╭─ THE RECORDS

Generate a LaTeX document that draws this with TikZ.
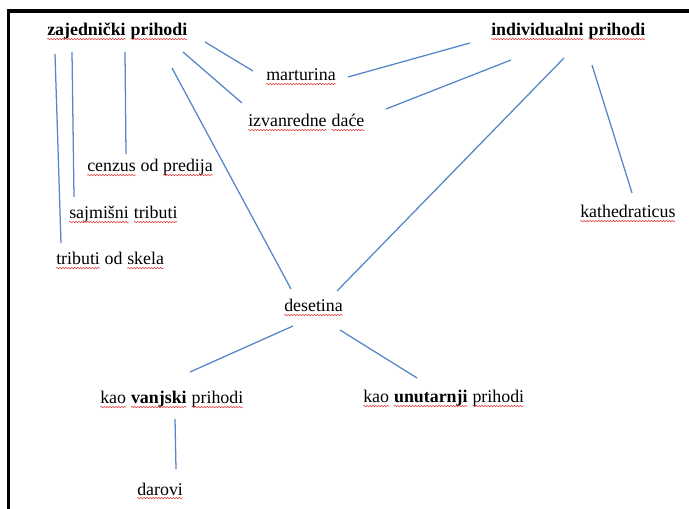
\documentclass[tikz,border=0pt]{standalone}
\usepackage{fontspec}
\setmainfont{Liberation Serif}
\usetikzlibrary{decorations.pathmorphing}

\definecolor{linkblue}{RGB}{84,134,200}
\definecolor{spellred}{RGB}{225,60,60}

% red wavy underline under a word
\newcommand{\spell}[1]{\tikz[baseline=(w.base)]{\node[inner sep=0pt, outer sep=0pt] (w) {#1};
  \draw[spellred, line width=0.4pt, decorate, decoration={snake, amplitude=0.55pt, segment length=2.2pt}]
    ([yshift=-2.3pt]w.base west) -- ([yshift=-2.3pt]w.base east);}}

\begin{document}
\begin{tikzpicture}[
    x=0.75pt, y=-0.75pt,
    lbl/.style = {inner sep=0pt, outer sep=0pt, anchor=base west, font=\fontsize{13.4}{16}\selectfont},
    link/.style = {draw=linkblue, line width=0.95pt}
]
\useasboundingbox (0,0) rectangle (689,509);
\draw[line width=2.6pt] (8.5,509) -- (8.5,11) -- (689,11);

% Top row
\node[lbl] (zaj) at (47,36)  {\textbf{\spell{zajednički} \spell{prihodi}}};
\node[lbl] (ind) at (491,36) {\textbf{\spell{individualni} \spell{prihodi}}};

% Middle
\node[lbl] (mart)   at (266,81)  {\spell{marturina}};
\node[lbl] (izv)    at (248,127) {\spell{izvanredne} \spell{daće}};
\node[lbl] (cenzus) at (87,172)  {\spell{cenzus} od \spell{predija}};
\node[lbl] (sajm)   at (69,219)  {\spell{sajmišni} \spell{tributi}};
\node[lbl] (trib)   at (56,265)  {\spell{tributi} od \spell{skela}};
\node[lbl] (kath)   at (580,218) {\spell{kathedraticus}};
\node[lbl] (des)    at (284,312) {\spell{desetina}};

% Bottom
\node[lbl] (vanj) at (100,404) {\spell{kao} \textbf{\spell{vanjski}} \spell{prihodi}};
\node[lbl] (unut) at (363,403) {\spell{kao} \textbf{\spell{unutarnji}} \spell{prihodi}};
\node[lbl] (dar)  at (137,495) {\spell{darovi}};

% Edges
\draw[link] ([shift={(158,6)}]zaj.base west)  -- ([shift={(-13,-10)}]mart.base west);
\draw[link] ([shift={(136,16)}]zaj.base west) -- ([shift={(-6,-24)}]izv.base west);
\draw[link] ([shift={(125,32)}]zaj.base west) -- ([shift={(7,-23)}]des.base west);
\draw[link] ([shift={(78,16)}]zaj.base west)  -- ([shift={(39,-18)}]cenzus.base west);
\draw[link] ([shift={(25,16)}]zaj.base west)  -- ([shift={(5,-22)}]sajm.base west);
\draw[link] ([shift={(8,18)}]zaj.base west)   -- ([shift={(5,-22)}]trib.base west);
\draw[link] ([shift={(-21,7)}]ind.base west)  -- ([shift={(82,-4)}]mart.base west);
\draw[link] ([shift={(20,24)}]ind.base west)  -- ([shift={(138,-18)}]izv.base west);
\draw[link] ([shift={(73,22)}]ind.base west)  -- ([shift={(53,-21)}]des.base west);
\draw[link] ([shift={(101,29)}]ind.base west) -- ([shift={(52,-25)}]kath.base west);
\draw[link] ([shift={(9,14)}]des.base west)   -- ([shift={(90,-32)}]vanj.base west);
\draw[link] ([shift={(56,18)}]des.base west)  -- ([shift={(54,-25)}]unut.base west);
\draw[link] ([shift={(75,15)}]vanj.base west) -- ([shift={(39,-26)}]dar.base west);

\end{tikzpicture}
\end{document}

╰─
╭─ THE RECORDS

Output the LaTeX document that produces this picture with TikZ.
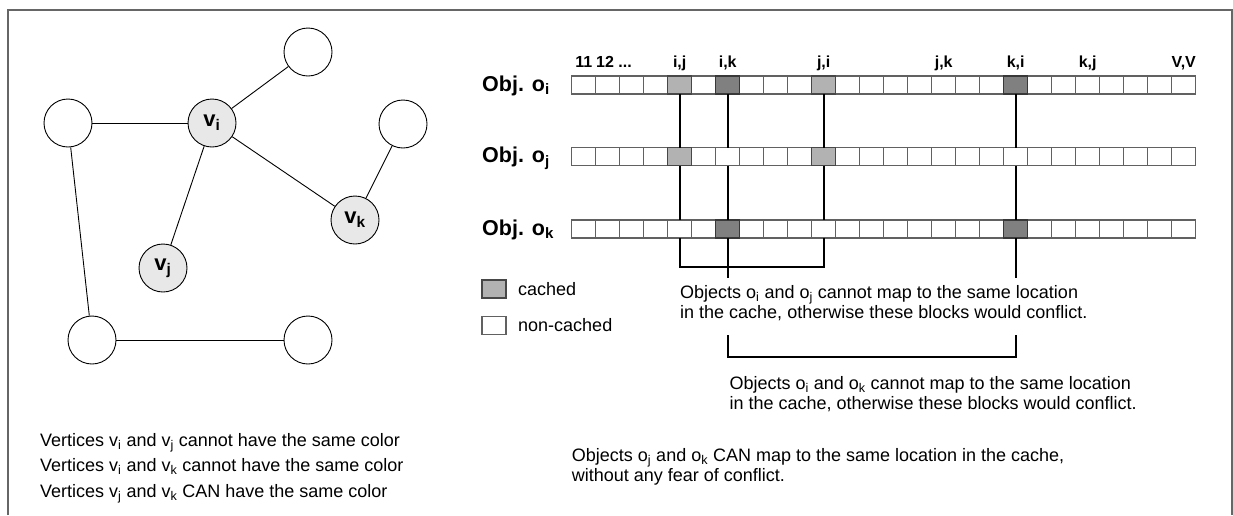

╰─
╭─ THE RECORDS

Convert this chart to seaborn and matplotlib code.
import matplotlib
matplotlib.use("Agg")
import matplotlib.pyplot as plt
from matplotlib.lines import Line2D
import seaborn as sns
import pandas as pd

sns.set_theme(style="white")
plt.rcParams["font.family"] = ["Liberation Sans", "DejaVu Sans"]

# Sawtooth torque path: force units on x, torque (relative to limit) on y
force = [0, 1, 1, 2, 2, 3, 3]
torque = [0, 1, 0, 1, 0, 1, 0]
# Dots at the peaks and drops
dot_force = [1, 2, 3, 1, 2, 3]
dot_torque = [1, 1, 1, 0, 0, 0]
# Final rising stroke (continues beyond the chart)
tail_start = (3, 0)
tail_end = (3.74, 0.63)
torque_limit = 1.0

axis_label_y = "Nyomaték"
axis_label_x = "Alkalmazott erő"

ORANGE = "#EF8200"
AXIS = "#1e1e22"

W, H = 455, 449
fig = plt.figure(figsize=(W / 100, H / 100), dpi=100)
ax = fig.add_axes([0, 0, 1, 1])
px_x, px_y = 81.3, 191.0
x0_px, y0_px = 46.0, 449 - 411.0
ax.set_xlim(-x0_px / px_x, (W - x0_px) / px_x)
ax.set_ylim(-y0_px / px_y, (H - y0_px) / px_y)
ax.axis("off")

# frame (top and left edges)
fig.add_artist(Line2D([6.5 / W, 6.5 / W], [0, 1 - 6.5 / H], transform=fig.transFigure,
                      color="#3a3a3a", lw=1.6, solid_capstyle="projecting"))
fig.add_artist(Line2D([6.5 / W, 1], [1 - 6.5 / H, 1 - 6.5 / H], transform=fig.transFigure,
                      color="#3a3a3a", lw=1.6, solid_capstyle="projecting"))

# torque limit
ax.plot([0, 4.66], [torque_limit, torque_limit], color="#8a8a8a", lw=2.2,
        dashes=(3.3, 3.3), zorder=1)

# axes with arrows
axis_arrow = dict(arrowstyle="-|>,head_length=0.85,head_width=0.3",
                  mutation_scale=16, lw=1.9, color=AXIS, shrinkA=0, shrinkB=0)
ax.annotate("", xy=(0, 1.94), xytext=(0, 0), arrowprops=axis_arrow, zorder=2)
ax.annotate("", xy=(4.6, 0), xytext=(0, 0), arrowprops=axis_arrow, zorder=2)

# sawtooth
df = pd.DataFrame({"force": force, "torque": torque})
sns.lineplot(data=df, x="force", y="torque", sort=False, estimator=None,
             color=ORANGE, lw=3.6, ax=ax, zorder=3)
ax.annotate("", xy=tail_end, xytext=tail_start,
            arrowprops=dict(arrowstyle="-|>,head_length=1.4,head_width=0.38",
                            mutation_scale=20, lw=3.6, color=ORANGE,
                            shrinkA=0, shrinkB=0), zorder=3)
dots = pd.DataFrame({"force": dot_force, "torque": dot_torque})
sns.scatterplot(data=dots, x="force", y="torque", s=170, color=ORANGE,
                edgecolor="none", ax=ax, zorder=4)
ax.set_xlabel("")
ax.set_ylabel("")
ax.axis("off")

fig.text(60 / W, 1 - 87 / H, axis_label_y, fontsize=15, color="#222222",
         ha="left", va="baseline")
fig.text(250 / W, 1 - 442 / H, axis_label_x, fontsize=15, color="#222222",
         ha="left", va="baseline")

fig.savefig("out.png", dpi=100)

╰─

TASK DIRECTIONS: Begin at the line that has "Generate a LaTeX", stop after the line that has "(ind) at (491,36)", and reproduce every line between them exactly and nothing else. Pictures stay out of the copy.

TASK RESULT:
Generate a LaTeX document that draws this with TikZ.
\documentclass[tikz,border=0pt]{standalone}
\usepackage{fontspec}
\setmainfont{Liberation Serif}
\usetikzlibrary{decorations.pathmorphing}

\definecolor{linkblue}{RGB}{84,134,200}
\definecolor{spellred}{RGB}{225,60,60}

% red wavy underline under a word
\newcommand{\spell}[1]{\tikz[baseline=(w.base)]{\node[inner sep=0pt, outer sep=0pt] (w) {#1};
  \draw[spellred, line width=0.4pt, decorate, decoration={snake, amplitude=0.55pt, segment length=2.2pt}]
    ([yshift=-2.3pt]w.base west) -- ([yshift=-2.3pt]w.base east);}}

\begin{document}
\begin{tikzpicture}[
    x=0.75pt, y=-0.75pt,
    lbl/.style = {inner sep=0pt, outer sep=0pt, anchor=base west, font=\fontsize{13.4}{16}\selectfont},
    link/.style = {draw=linkblue, line width=0.95pt}
]
\useasboundingbox (0,0) rectangle (689,509);
\draw[line width=2.6pt] (8.5,509) -- (8.5,11) -- (689,11);

% Top row
\node[lbl] (zaj) at (47,36)  {\textbf{\spell{zajednički} \spell{prihodi}}};
\node[lbl] (ind) at (491,36) {\textbf{\spell{individualni} \spell{prihodi}}};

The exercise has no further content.